While all costs for any firm are challenging to forecast, many will be budgeted before the fiscal year. The constant in the Global Currency arena is that there will be movements over time. Successful Finance or Treasury teams take this ‘constant’ very seriously and use hedging products to lock in rates so that any adverse market move will be diminished. Knowing that market moves in the firm’s direction will not be enjoyed in the future, fixed costs tend to be more critical to finance teams rather than rolling the dice on volatile rates.
FX Strategies to Implement:
To mitigate risks, Life Science Companies should research the following strategies:
- Hedging: Options and Forward contracts are the most common products that provide predictability in financial planning and budgeting. By locking in exchange rates (forwards) or providing a maximum cost for future payments (options), decision-makers can stabilize future cash flows.
- Diversification: Since US companies are dollar-based and all currencies are exchanged with USD, diversifying the losses in one region with gains in another reduces the overall exposure of one single currency movement.
- Strategic Pricing and Timing: Having a dedicated, award-winning forecasting team that uses historical analysis and economic fundamentals can help guide teams in making decisions about when the best time to trade in the markets and what rates will be advantageous.

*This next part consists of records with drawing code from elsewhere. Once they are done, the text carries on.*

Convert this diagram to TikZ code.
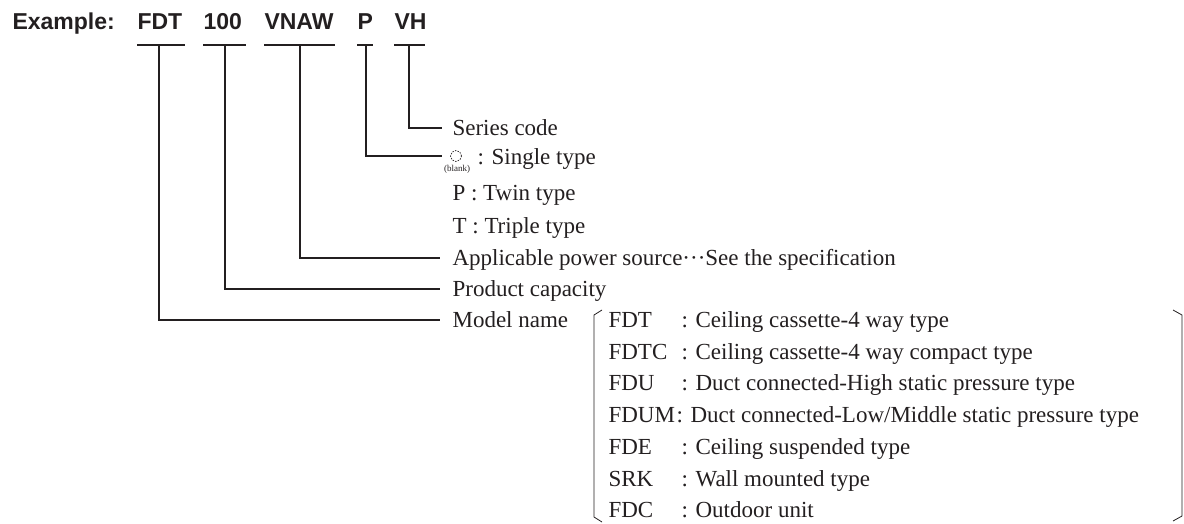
\documentclass[tikz,border=0pt]{standalone}
\usepackage{fontspec}
\setmainfont{Liberation Serif}
\setsansfont{Liberation Sans}
\definecolor{ink}{RGB}{35,31,32}
\begin{document}
\begin{tikzpicture}[x=1pt,y=-1pt,line width=1.1pt,draw=ink,text=ink,
  font=\fontsize{23}{27}\selectfont,
  code/.style={anchor=base west,inner sep=0pt,font=\fontsize{23}{27}\selectfont\sffamily\bfseries},
  txt/.style={anchor=west,inner sep=0pt,text height=17pt,text depth=2pt}]
\useasboundingbox (0,0) rectangle (1184,523);
% example code
\node[code] (ex) at (12,29) {Example:};
\node[code] (mFDT) at (137,29) {FDT};
\node[code] (m100) at (203,29) {100};
\node[code] (mVNAW) at (264,29) {VNAW};
\node[code] (mP) at (357,29) {P};
\node[code] (mVH) at (394,29) {VH};
\foreach \n/\a/\b/\v in {FDT/137/185/159, 100/203/246/225, VNAW/264/335/300, P/357/373/366, VH/394/425/409}{
  \draw (\a,45) -- (\b,45);
  \coordinate (u\n) at (\v,45);
}
% meanings
\node[txt] (lSeries) at (452,128) {Series code};
\node[circle,draw,dashed,line width=0.7pt,dash pattern=on 1.5pt off 1.2pt,minimum size=11pt,inner sep=0pt] (blank) at (456,156) {};
\node[font=\fontsize{9}{10}\selectfont,inner sep=0pt] (blanktxt) at (457,169) {(blank)};
\node[txt] (lSingle) at (477,157) {: Single type};
\node[txt] (lTwin) at (452,193) {P : Twin type};
\node[txt] (lTriple) at (452,226) {T : Triple type};
\node[txt] (lPower) at (452,258) {Applicable power source\textperiodcentered\textperiodcentered\textperiodcentered{}See the specification};
\node[txt] (lCap) at (452,289) {Product capacity};
\node[txt] (lModel) at (452,320) {Model name};
% connectors
\draw (uVH) |- ([xshift=-10pt]lSeries.west);
\draw (uP) |- ([xshift=-8pt]blank.west);
\draw (uVNAW) |- ([xshift=-12pt]lPower.west);
\draw (u100) |- ([xshift=-12pt]lCap.west);
\draw (uFDT) |- ([xshift=-12pt]lModel.west);
% model names
\foreach \c/\d/\s [count=\i from 0] in {FDT/Ceiling cassette-4 way type/681, FDTC/Ceiling cassette-4 way compact type/681,
  FDU/Duct connected-High static pressure type/681, FDUM/Duct connected-Low\slash Middle static pressure type/676,
  FDE/Ceiling suspended type/681, SRK/Wall mounted type/681, FDC/Outdoor unit/681}{
  \node[txt] (c\c) at (608,320+31.7*\i) {\c};
  \node[txt] (d\c) at (\s,320+31.7*\i) {: \d};
}
\draw[line width=0.8pt] (602,310) -- (594,315) -- (594,517) -- (602,522);
\draw[line width=0.8pt] (1173,310) -- (1182,315) -- (1182,516) -- (1173,521);
\end{tikzpicture}
\end{document}
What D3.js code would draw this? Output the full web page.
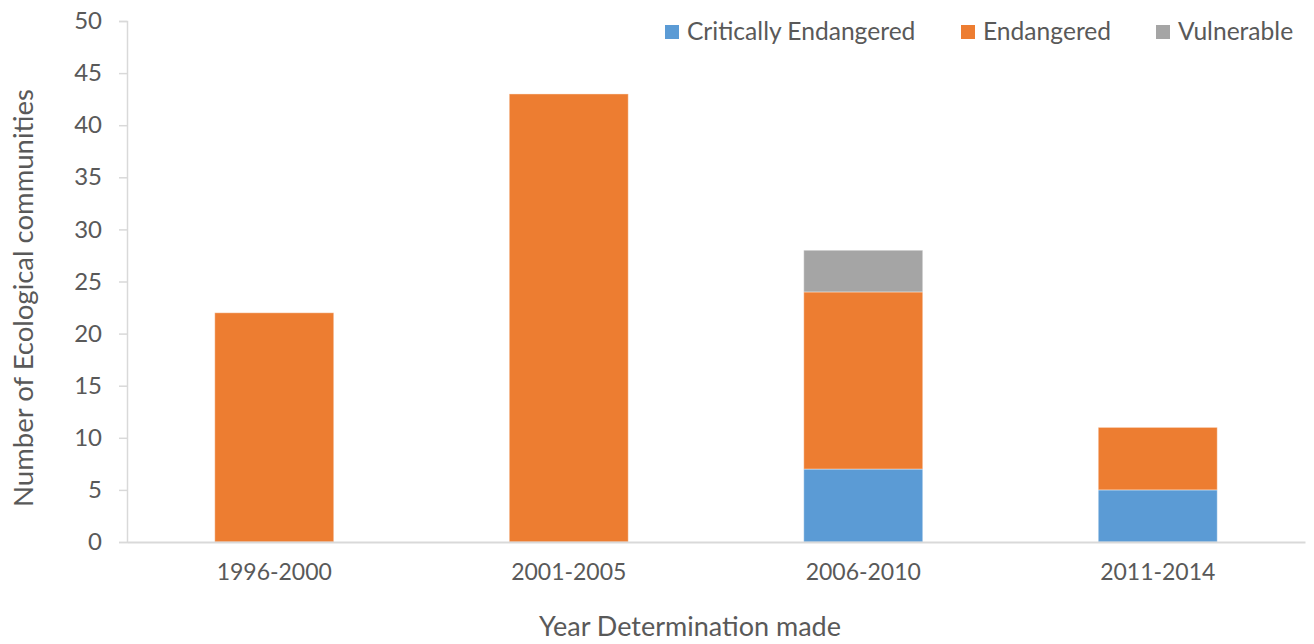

- Monitor and Adjust: Frequent and active management of FX exposures allows for adjustments to rate forecasts, providing another layer of future stability during market disruptions.
Conclusion
Life Science companies face a litany of challenges now and in the future. R&D costs, Pricing Pressures, market access, supply chain issues, and public trust are just a few of the worries that leaders deal with daily. The industry’s global nature presents another problem that can be addressed by applying risk management strategies with an FX partner. As the industry grows and evolves, individual firms’ long-term sustainability and profitability will depend on how agile their leaders are regarding risk mitigation, especially in the FX space.